> [Work to complete]
Take the material below and write it all out again exactly.

> [Dataset excerpt]
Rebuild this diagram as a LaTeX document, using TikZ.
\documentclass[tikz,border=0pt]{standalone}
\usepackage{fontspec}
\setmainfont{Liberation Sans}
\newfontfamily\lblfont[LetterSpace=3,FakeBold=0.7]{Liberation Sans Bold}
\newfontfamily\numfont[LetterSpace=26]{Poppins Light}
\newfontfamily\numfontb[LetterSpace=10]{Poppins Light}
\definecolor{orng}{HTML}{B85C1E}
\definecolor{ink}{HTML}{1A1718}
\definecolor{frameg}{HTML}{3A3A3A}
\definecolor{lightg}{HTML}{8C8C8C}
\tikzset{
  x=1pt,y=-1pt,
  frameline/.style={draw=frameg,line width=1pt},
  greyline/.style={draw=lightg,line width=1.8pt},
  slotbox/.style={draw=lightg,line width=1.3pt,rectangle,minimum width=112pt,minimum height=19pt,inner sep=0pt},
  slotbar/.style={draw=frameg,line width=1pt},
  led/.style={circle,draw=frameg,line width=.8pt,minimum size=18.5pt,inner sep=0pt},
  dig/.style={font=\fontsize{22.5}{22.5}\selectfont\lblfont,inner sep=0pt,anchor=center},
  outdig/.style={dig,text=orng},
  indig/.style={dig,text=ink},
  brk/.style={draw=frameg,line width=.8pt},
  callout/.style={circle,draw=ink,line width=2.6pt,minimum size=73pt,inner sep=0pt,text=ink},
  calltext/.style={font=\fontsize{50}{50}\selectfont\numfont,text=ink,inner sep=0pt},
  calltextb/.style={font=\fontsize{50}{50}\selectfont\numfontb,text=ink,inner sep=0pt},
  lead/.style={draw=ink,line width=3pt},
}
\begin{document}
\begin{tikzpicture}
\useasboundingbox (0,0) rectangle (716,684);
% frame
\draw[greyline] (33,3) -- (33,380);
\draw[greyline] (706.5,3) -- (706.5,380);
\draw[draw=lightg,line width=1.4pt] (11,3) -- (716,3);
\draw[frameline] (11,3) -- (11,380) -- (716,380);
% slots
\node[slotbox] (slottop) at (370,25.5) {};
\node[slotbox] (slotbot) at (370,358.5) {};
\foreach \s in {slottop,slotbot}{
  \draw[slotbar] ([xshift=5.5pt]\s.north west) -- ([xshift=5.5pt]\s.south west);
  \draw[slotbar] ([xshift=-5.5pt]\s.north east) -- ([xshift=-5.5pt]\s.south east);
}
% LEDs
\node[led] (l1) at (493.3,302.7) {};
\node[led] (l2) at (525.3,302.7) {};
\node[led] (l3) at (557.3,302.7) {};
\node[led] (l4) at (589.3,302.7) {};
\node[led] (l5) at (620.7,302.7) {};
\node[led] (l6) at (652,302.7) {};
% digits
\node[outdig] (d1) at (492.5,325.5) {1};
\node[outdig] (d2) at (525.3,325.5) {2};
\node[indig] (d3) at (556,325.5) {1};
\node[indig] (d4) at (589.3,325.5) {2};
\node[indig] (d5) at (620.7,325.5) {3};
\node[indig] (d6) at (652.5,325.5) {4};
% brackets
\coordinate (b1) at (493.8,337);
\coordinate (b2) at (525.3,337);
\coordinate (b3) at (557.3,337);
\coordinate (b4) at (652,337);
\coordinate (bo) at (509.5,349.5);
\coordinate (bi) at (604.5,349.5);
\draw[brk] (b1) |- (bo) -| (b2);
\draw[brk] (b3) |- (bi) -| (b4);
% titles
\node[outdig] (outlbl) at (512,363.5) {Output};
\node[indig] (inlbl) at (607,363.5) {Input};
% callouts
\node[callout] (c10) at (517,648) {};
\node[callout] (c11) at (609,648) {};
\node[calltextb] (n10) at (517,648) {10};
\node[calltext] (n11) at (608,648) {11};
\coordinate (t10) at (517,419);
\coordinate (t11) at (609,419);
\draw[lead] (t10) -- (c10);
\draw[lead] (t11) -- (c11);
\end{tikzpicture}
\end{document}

> [Answer to the exercise]
Rebuild this diagram as a LaTeX document, using TikZ.
\documentclass[tikz,border=0pt]{standalone}
\usepackage{fontspec}
\setmainfont{Liberation Sans}
\newfontfamily\lblfont[LetterSpace=3,FakeBold=0.7]{Liberation Sans Bold}
\newfontfamily\numfont[LetterSpace=26]{Poppins Light}
\newfontfamily\numfontb[LetterSpace=10]{Poppins Light}
\definecolor{orng}{HTML}{B85C1E}
\definecolor{ink}{HTML}{1A1718}
\definecolor{frameg}{HTML}{3A3A3A}
\definecolor{lightg}{HTML}{8C8C8C}
\tikzset{
  x=1pt,y=-1pt,
  frameline/.style={draw=frameg,line width=1pt},
  greyline/.style={draw=lightg,line width=1.8pt},
  slotbox/.style={draw=lightg,line width=1.3pt,rectangle,minimum width=112pt,minimum height=19pt,inner sep=0pt},
  slotbar/.style={draw=frameg,line width=1pt},
  led/.style={circle,draw=frameg,line width=.8pt,minimum size=18.5pt,inner sep=0pt},
  dig/.style={font=\fontsize{22.5}{22.5}\selectfont\lblfont,inner sep=0pt,anchor=center},
  outdig/.style={dig,text=orng},
  indig/.style={dig,text=ink},
  brk/.style={draw=frameg,line width=.8pt},
  callout/.style={circle,draw=ink,line width=2.6pt,minimum size=73pt,inner sep=0pt,text=ink},
  calltext/.style={font=\fontsize{50}{50}\selectfont\numfont,text=ink,inner sep=0pt},
  calltextb/.style={font=\fontsize{50}{50}\selectfont\numfontb,text=ink,inner sep=0pt},
  lead/.style={draw=ink,line width=3pt},
}
\begin{document}
\begin{tikzpicture}
\useasboundingbox (0,0) rectangle (716,684);
% frame
\draw[greyline] (33,3) -- (33,380);
\draw[greyline] (706.5,3) -- (706.5,380);
\draw[draw=lightg,line width=1.4pt] (11,3) -- (716,3);
\draw[frameline] (11,3) -- (11,380) -- (716,380);
% slots
\node[slotbox] (slottop) at (370,25.5) {};
\node[slotbox] (slotbot) at (370,358.5) {};
\foreach \s in {slottop,slotbot}{
  \draw[slotbar] ([xshift=5.5pt]\s.north west) -- ([xshift=5.5pt]\s.south west);
  \draw[slotbar] ([xshift=-5.5pt]\s.north east) -- ([xshift=-5.5pt]\s.south east);
}
% LEDs
\node[led] (l1) at (493.3,302.7) {};
\node[led] (l2) at (525.3,302.7) {};
\node[led] (l3) at (557.3,302.7) {};
\node[led] (l4) at (589.3,302.7) {};
\node[led] (l5) at (620.7,302.7) {};
\node[led] (l6) at (652,302.7) {};
% digits
\node[outdig] (d1) at (492.5,325.5) {1};
\node[outdig] (d2) at (525.3,325.5) {2};
\node[indig] (d3) at (556,325.5) {1};
\node[indig] (d4) at (589.3,325.5) {2};
\node[indig] (d5) at (620.7,325.5) {3};
\node[indig] (d6) at (652.5,325.5) {4};
% brackets
\coordinate (b1) at (493.8,337);
\coordinate (b2) at (525.3,337);
\coordinate (b3) at (557.3,337);
\coordinate (b4) at (652,337);
\coordinate (bo) at (509.5,349.5);
\coordinate (bi) at (604.5,349.5);
\draw[brk] (b1) |- (bo) -| (b2);
\draw[brk] (b3) |- (bi) -| (b4);
% titles
\node[outdig] (outlbl) at (512,363.5) {Output};
\node[indig] (inlbl) at (607,363.5) {Input};
% callouts
\node[callout] (c10) at (517,648) {};
\node[callout] (c11) at (609,648) {};
\node[calltextb] (n10) at (517,648) {10};
\node[calltext] (n11) at (608,648) {11};
\coordinate (t10) at (517,419);
\coordinate (t11) at (609,419);
\draw[lead] (t10) -- (c10);
\draw[lead] (t11) -- (c11);
\end{tikzpicture}
\end{document}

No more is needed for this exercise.